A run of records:
____

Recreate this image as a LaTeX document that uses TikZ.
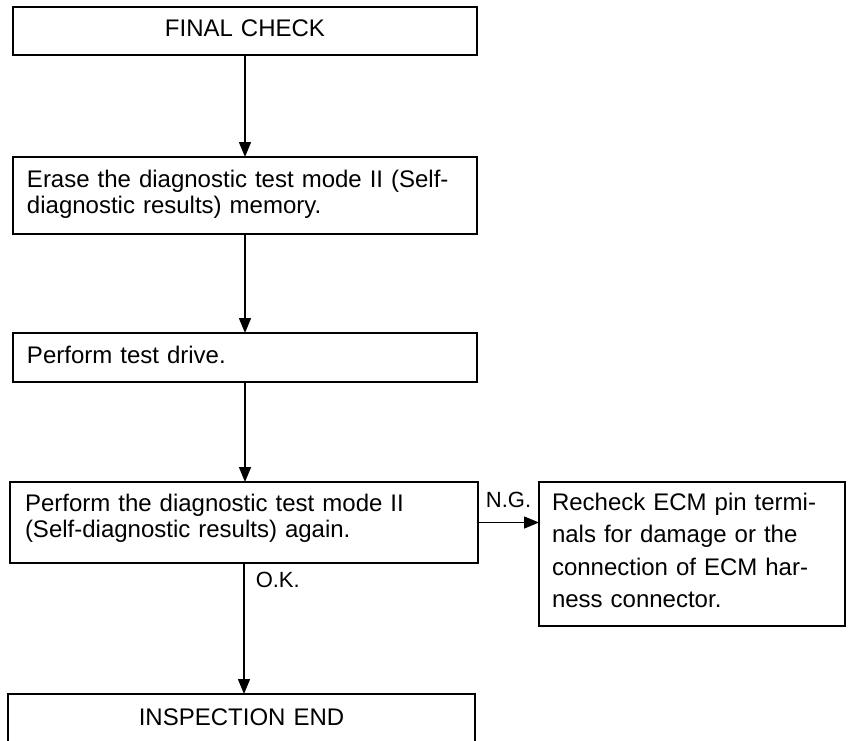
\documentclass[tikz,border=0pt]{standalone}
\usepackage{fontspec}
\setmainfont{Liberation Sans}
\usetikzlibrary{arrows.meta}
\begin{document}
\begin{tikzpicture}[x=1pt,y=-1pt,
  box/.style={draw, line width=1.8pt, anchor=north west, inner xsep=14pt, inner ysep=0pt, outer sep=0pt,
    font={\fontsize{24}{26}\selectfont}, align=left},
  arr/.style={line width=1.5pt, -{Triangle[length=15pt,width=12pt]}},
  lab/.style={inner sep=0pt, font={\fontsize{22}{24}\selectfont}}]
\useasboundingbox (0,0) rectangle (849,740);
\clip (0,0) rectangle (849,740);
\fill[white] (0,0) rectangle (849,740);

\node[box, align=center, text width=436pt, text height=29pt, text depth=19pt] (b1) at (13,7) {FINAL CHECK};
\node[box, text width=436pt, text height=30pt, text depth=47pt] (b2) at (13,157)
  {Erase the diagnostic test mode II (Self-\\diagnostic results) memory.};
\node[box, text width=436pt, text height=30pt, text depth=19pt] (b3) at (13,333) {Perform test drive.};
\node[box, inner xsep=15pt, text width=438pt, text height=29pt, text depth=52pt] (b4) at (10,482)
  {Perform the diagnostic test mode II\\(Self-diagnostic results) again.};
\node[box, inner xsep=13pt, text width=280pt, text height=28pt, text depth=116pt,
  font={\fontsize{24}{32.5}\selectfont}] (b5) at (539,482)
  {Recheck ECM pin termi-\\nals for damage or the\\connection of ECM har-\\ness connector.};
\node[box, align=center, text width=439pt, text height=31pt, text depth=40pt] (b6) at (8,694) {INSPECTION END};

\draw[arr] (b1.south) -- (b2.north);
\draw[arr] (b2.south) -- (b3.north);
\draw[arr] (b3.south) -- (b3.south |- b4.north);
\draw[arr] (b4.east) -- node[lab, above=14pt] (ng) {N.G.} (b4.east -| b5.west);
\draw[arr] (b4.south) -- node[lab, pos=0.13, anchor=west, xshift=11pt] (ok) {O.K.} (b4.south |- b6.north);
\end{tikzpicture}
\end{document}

____

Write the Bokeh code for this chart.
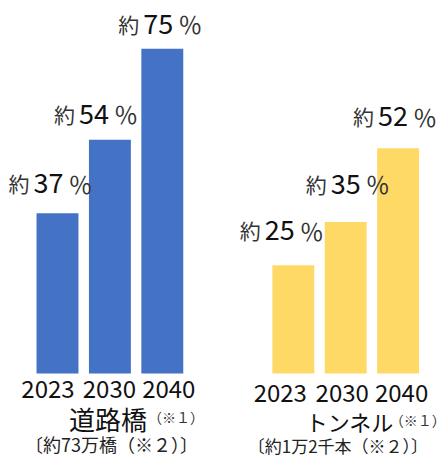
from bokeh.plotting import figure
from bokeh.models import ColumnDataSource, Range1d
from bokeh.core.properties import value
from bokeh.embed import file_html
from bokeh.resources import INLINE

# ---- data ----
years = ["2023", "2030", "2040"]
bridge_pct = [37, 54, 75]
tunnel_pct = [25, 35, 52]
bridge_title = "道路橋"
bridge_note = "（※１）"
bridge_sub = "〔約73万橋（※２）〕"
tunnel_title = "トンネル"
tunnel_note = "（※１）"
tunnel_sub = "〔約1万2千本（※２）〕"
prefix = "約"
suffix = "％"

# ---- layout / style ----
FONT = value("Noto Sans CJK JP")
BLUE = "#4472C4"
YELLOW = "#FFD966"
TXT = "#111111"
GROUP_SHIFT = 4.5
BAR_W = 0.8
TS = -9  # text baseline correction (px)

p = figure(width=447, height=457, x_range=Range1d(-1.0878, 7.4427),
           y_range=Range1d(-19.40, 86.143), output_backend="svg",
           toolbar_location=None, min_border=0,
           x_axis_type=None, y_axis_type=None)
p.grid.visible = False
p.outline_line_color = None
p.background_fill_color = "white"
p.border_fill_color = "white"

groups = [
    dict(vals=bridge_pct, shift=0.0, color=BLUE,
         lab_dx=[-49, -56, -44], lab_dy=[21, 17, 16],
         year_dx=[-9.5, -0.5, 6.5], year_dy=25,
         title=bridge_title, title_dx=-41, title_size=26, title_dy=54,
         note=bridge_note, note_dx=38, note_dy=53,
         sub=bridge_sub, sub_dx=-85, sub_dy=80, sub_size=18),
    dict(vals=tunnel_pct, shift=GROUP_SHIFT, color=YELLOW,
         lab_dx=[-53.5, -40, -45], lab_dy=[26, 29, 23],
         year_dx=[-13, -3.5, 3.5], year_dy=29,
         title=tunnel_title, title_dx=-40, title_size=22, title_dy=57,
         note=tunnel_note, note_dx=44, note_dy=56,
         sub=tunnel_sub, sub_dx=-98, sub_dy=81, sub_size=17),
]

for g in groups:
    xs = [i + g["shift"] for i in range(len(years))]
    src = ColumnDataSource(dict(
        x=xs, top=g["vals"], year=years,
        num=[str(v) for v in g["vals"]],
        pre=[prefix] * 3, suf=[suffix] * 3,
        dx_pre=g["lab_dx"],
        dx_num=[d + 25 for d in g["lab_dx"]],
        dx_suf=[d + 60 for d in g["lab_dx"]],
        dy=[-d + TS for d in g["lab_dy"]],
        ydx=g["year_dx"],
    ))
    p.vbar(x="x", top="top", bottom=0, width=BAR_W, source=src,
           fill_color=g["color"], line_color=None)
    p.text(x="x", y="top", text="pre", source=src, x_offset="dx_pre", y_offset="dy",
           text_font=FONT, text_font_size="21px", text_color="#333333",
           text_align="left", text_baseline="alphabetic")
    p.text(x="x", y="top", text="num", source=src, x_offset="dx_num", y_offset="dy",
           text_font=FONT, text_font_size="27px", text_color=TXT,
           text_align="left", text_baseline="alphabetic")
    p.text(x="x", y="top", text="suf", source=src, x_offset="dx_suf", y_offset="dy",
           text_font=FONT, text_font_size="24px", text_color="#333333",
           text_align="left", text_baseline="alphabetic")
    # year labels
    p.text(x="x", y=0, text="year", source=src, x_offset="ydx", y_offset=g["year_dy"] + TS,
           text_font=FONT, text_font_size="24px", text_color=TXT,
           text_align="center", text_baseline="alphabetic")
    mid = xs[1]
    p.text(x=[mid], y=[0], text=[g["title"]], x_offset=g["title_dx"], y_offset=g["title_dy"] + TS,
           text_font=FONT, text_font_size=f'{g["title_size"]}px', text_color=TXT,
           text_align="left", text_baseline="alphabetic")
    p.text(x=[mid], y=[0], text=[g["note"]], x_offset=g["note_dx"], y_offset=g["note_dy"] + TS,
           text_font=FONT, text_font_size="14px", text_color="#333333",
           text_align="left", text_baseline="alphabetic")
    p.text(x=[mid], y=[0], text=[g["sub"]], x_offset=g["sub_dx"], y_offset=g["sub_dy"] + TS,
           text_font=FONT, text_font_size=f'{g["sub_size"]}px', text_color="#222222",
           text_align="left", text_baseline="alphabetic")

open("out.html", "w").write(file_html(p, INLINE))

____

- Problem details
Transcribe, exactly as written, the lines starting at the one with "Recreate this image" and ending at the one with "text width=439pt, text", and nothing more. Pictures are not part of the copy.

- Written answer
Recreate this image as a LaTeX document that uses TikZ.
\documentclass[tikz,border=0pt]{standalone}
\usepackage{fontspec}
\setmainfont{Liberation Sans}
\usetikzlibrary{arrows.meta}
\begin{document}
\begin{tikzpicture}[x=1pt,y=-1pt,
  box/.style={draw, line width=1.8pt, anchor=north west, inner xsep=14pt, inner ysep=0pt, outer sep=0pt,
    font={\fontsize{24}{26}\selectfont}, align=left},
  arr/.style={line width=1.5pt, -{Triangle[length=15pt,width=12pt]}},
  lab/.style={inner sep=0pt, font={\fontsize{22}{24}\selectfont}}]
\useasboundingbox (0,0) rectangle (849,740);
\clip (0,0) rectangle (849,740);
\fill[white] (0,0) rectangle (849,740);

\node[box, align=center, text width=436pt, text height=29pt, text depth=19pt] (b1) at (13,7) {FINAL CHECK};
\node[box, text width=436pt, text height=30pt, text depth=47pt] (b2) at (13,157)
  {Erase the diagnostic test mode II (Self-\\diagnostic results) memory.};
\node[box, text width=436pt, text height=30pt, text depth=19pt] (b3) at (13,333) {Perform test drive.};
\node[box, inner xsep=15pt, text width=438pt, text height=29pt, text depth=52pt] (b4) at (10,482)
  {Perform the diagnostic test mode II\\(Self-diagnostic results) again.};
\node[box, inner xsep=13pt, text width=280pt, text height=28pt, text depth=116pt,
  font={\fontsize{24}{32.5}\selectfont}] (b5) at (539,482)
  {Recheck ECM pin termi-\\nals for damage or the\\connection of ECM har-\\ness connector.};
\node[box, align=center, text width=439pt, text height=31pt, text depth=40pt] (b6) at (8,694) {INSPECTION END};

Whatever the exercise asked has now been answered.